The best known view of the station is this 1859 watercolour by William Armstrong looking southwest. Just south of the tracks can be seen the shoreline of Toronto's waterfront. The family in the centre of the picture is enjoying a picnic on an overturned crate while awaiting their train.

Above them in the distance can be seen a Grand Trunk brakeman engaged in the dangerous but then standard practice of standing on top of the cars and waving signals to the engineer while the train was being assembled. The woman on the left illustrates the propensity for artists to include First Nations people in their scenes to provide a touch of the exotic for European audiences who bought these prints.

Period maps show three separate structures comprising the station and two of them can be seen in the illustration. The far building houses the dining room, telegraph office and ladies waiting room. The nearer building housed the baggage facilities and possibly the men's waiting room as separate facilities for the genders were maintained in railway stations well into the 20th century. The station also included a barbershop, a tradition that has continued in Union Station up to the present time.
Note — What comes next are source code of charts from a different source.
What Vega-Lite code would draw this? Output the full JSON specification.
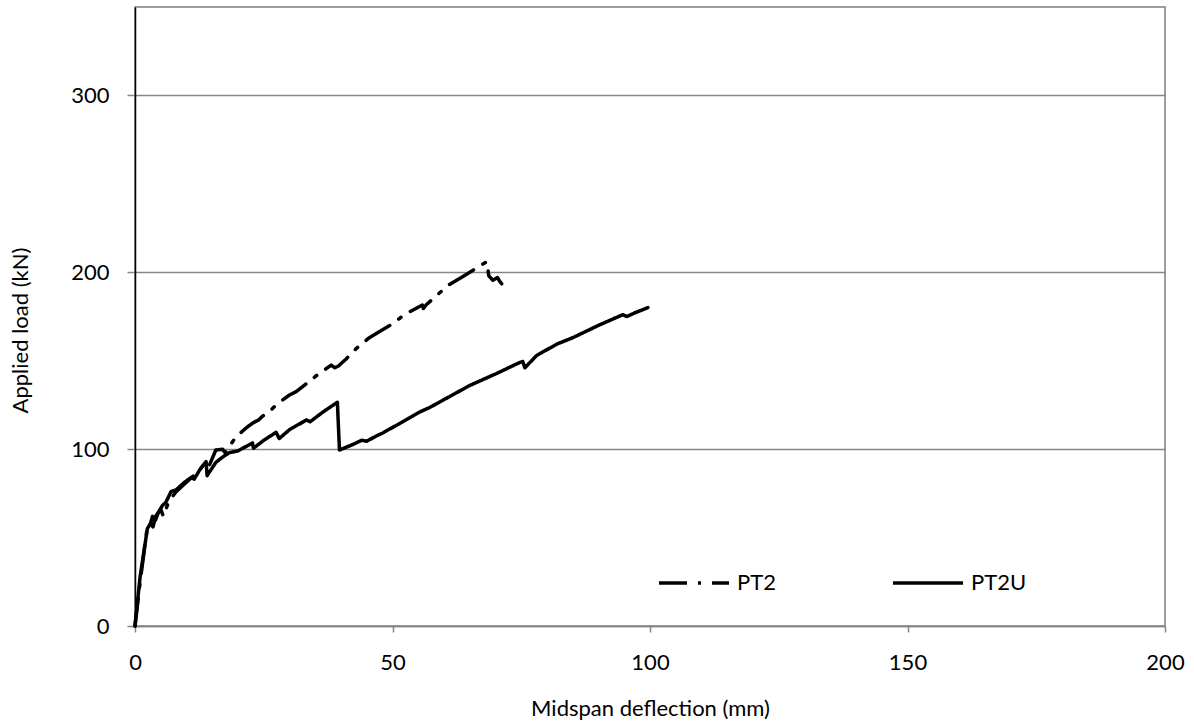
{
  "$schema": "https://vega.github.io/schema/vega-lite/v6.json",
  "width": 1030,
  "height": 619,
  "autosize": {"type": "none"},
  "padding": {"left": 135, "top": 7, "right": 29, "bottom": 102},
  "background": "white",
  "config": {
    "font": "Lato",
    "view": {"stroke": "#7f7f7f", "strokeWidth": 1.5},
    "axis": {"labelFont": "Lato", "titleFont": "Lato", "labelColor": "#000", "titleColor": "#000", "titleFontWeight": "normal"}
  },
  "data": {
    "values": [
      {"series": "PT2", "x": 0, "y": 0},
      {"series": "PT2", "x": 1, "y": 25},
      {"series": "PT2", "x": 2.3, "y": 54},
      {"series": "PT2", "x": 3, "y": 58},
      {"series": "PT2", "x": 3.5, "y": 56},
      {"series": "PT2", "x": 4, "y": 62},
      {"series": "PT2", "x": 5, "y": 66},
      {"series": "PT2", "x": 5.5, "y": 62},
      {"series": "PT2", "x": 6.5, "y": 70},
      {"series": "PT2", "x": 8, "y": 76},
      {"series": "PT2", "x": 9.5, "y": 80},
      {"series": "PT2", "x": 11, "y": 84},
      {"series": "PT2", "x": 12.5, "y": 88},
      {"series": "PT2", "x": 13.5, "y": 92},
      {"series": "PT2", "x": 14.3, "y": 90},
      {"series": "PT2", "x": 15.7, "y": 99.5},
      {"series": "PT2", "x": 17, "y": 100},
      {"series": "PT2", "x": 17.5, "y": 98},
      {"series": "PT2", "x": 19.6, "y": 107},
      {"series": "PT2", "x": 21.8, "y": 112.5},
      {"series": "PT2", "x": 23, "y": 115},
      {"series": "PT2", "x": 24, "y": 116.5},
      {"series": "PT2", "x": 24.7, "y": 118.5},
      {"series": "PT2", "x": 26, "y": 121},
      {"series": "PT2", "x": 27.6, "y": 125.5},
      {"series": "PT2", "x": 30, "y": 130.6},
      {"series": "PT2", "x": 31.3, "y": 132.5},
      {"series": "PT2", "x": 33.5, "y": 137.5},
      {"series": "PT2", "x": 35.4, "y": 142},
      {"series": "PT2", "x": 38.1, "y": 147.5},
      {"series": "PT2", "x": 38.8, "y": 146},
      {"series": "PT2", "x": 39.5, "y": 147},
      {"series": "PT2", "x": 41, "y": 151},
      {"series": "PT2", "x": 43, "y": 157},
      {"series": "PT2", "x": 45.5, "y": 163},
      {"series": "PT2", "x": 47.5, "y": 166.5},
      {"series": "PT2", "x": 49.8, "y": 170.5},
      {"series": "PT2", "x": 52.3, "y": 176},
      {"series": "PT2", "x": 55.8, "y": 181.5},
      {"series": "PT2", "x": 56, "y": 179.5},
      {"series": "PT2", "x": 56.5, "y": 181.5},
      {"series": "PT2", "x": 59, "y": 188},
      {"series": "PT2", "x": 61, "y": 193},
      {"series": "PT2", "x": 63.6, "y": 197.5},
      {"series": "PT2", "x": 68.3, "y": 206},
      {"series": "PT2", "x": 68.7, "y": 198},
      {"series": "PT2", "x": 69.5, "y": 195.5},
      {"series": "PT2", "x": 70.4, "y": 197},
      {"series": "PT2", "x": 70.8, "y": 195},
      {"series": "PT2", "x": 71.2, "y": 193.5},
      {"series": "PT2U", "x": 0, "y": 0},
      {"series": "PT2U", "x": 1, "y": 28},
      {"series": "PT2U", "x": 2.4, "y": 55},
      {"series": "PT2U", "x": 3, "y": 58},
      {"series": "PT2U", "x": 3.4, "y": 62},
      {"series": "PT2U", "x": 4, "y": 60},
      {"series": "PT2U", "x": 4.5, "y": 64},
      {"series": "PT2U", "x": 5.3, "y": 68},
      {"series": "PT2U", "x": 6, "y": 70},
      {"series": "PT2U", "x": 7, "y": 76},
      {"series": "PT2U", "x": 8, "y": 77},
      {"series": "PT2U", "x": 9.5, "y": 81},
      {"series": "PT2U", "x": 10.9, "y": 84},
      {"series": "PT2U", "x": 11.5, "y": 83},
      {"series": "PT2U", "x": 12.5, "y": 88},
      {"series": "PT2U", "x": 13.8, "y": 93},
      {"series": "PT2U", "x": 14, "y": 85},
      {"series": "PT2U", "x": 15.7, "y": 92.5},
      {"series": "PT2U", "x": 17, "y": 95.5},
      {"series": "PT2U", "x": 18.3, "y": 98},
      {"series": "PT2U", "x": 20, "y": 99},
      {"series": "PT2U", "x": 22.8, "y": 103.5},
      {"series": "PT2U", "x": 23, "y": 100.5},
      {"series": "PT2U", "x": 25, "y": 105},
      {"series": "PT2U", "x": 27.4, "y": 109.5},
      {"series": "PT2U", "x": 28, "y": 106},
      {"series": "PT2U", "x": 30, "y": 111},
      {"series": "PT2U", "x": 33.3, "y": 116.5},
      {"series": "PT2U", "x": 34, "y": 115.5},
      {"series": "PT2U", "x": 36.5, "y": 121},
      {"series": "PT2U", "x": 39.3, "y": 126.5},
      {"series": "PT2U", "x": 39.7, "y": 99.5},
      {"series": "PT2U", "x": 42.2, "y": 102.5},
      {"series": "PT2U", "x": 44, "y": 105},
      {"series": "PT2U", "x": 45, "y": 104.5},
      {"series": "PT2U", "x": 46.9, "y": 107.5},
      {"series": "PT2U", "x": 48, "y": 109},
      {"series": "PT2U", "x": 52, "y": 115.5},
      {"series": "PT2U", "x": 55.3, "y": 121},
      {"series": "PT2U", "x": 57.2, "y": 123.5},
      {"series": "PT2U", "x": 60, "y": 128},
      {"series": "PT2U", "x": 65, "y": 136},
      {"series": "PT2U", "x": 70, "y": 142.5},
      {"series": "PT2U", "x": 74.7, "y": 149},
      {"series": "PT2U", "x": 75.3, "y": 149.5},
      {"series": "PT2U", "x": 75.7, "y": 146},
      {"series": "PT2U", "x": 78, "y": 153},
      {"series": "PT2U", "x": 82, "y": 159.5},
      {"series": "PT2U", "x": 85, "y": 163},
      {"series": "PT2U", "x": 90, "y": 170},
      {"series": "PT2U", "x": 94.7, "y": 176},
      {"series": "PT2U", "x": 95.5, "y": 175},
      {"series": "PT2U", "x": 97, "y": 177},
      {"series": "PT2U", "x": 99.6, "y": 180}
    ]
  },
  "mark": {"type": "line", "color": "black", "strokeWidth": 3.5, "strokeCap": "round", "strokeJoin": "round"},
  "encoding": {
    "x": {
      "field": "x", "type": "quantitative",
      "scale": {"domain": [0, 200], "nice": false, "zero": true},
      "axis": {
        "values": [0, 50, 100, 150, 200],
        "grid": false,
        "domainColor": "#868686", "domainWidth": 1.5,
        "tickColor": "#868686", "tickSize": 6, "tickWidth": 1.5,
        "labelFontSize": 22, "labelPadding": 20,
        "labelFlush": false,
        "title": "Midspan deflection (mm)",
        "titleFontSize": 22,
        "titleX": 515, "titleY": 82, "titleAlign": "center", "titleBaseline": "middle"
      }
    },
    "y": {
      "field": "y", "type": "quantitative",
      "scale": {"domain": [0, 350], "nice": false},
      "axis": {
        "values": [0, 100, 200, 300],
        "grid": true, "gridColor": "#868686", "gridWidth": 1.5,
        "domainColor": "#000", "domainWidth": 1.5,
        "tickColor": "#868686", "tickSize": 8, "tickWidth": 1.5,
        "labelFontSize": 22, "labelPadding": 18,
        "labelFlush": false,
        "title": "Applied load (kN)",
        "titleFontSize": 22,
        "titleX": -115, "titleY": 323, "titleAlign": "center", "titleBaseline": "middle", "titleAngle": -90
      }
    },
    "detail": {"field": "series"},
    "strokeDash": {
      "field": "series", "type": "nominal",
      "scale": {"domain": ["PT2", "PT2U"], "range": [[28, 11, 3, 11], [1, 0]]},
      "legend": {
        "title": null,
        "orient": "none",
        "legendX": 522,
        "legendY": 539,
        "direction": "horizontal",
        "columns": 2,
        "columnPadding": 110,
        "symbolType": "stroke",
        "symbolSize": 4900,
        "symbolStrokeWidth": 3.5,
        "symbolStrokeColor": "black",
        "labelFontSize": 22,
        "labelFont": "Lato",
        "labelColor": "#000",
        "labelOffset": 6
      }
    }
  }
}
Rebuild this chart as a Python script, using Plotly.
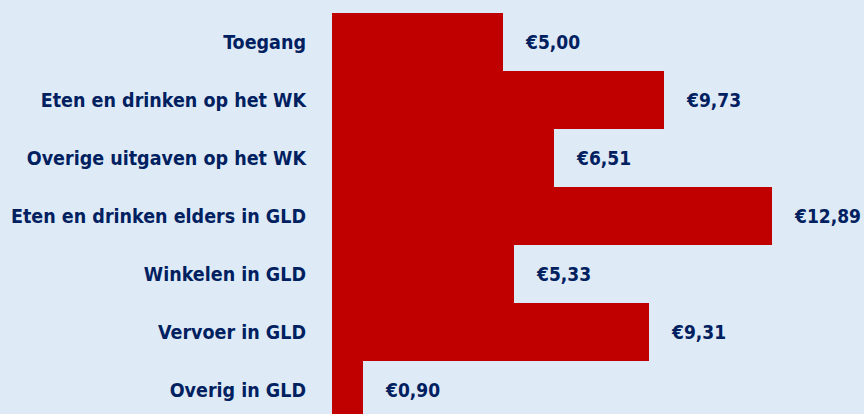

While the city's first Union Station impressed Torontonians when it first opened, the facility was soon inadequate to handle Toronto's expanding population and increased railway traffic. Both the Northern and Great Western railways moved into their own downtown passenger terminals in the 1860s although their trains continued to halt at Union Station as a convenience for their passengers.

The Grand Trunk decided to build a much larger Union Station in the same location, which opened in 1873.

The site of Toronto's first Union Station is now buried under 17 feet of landfill that has supported the railway viaduct since the 1920s.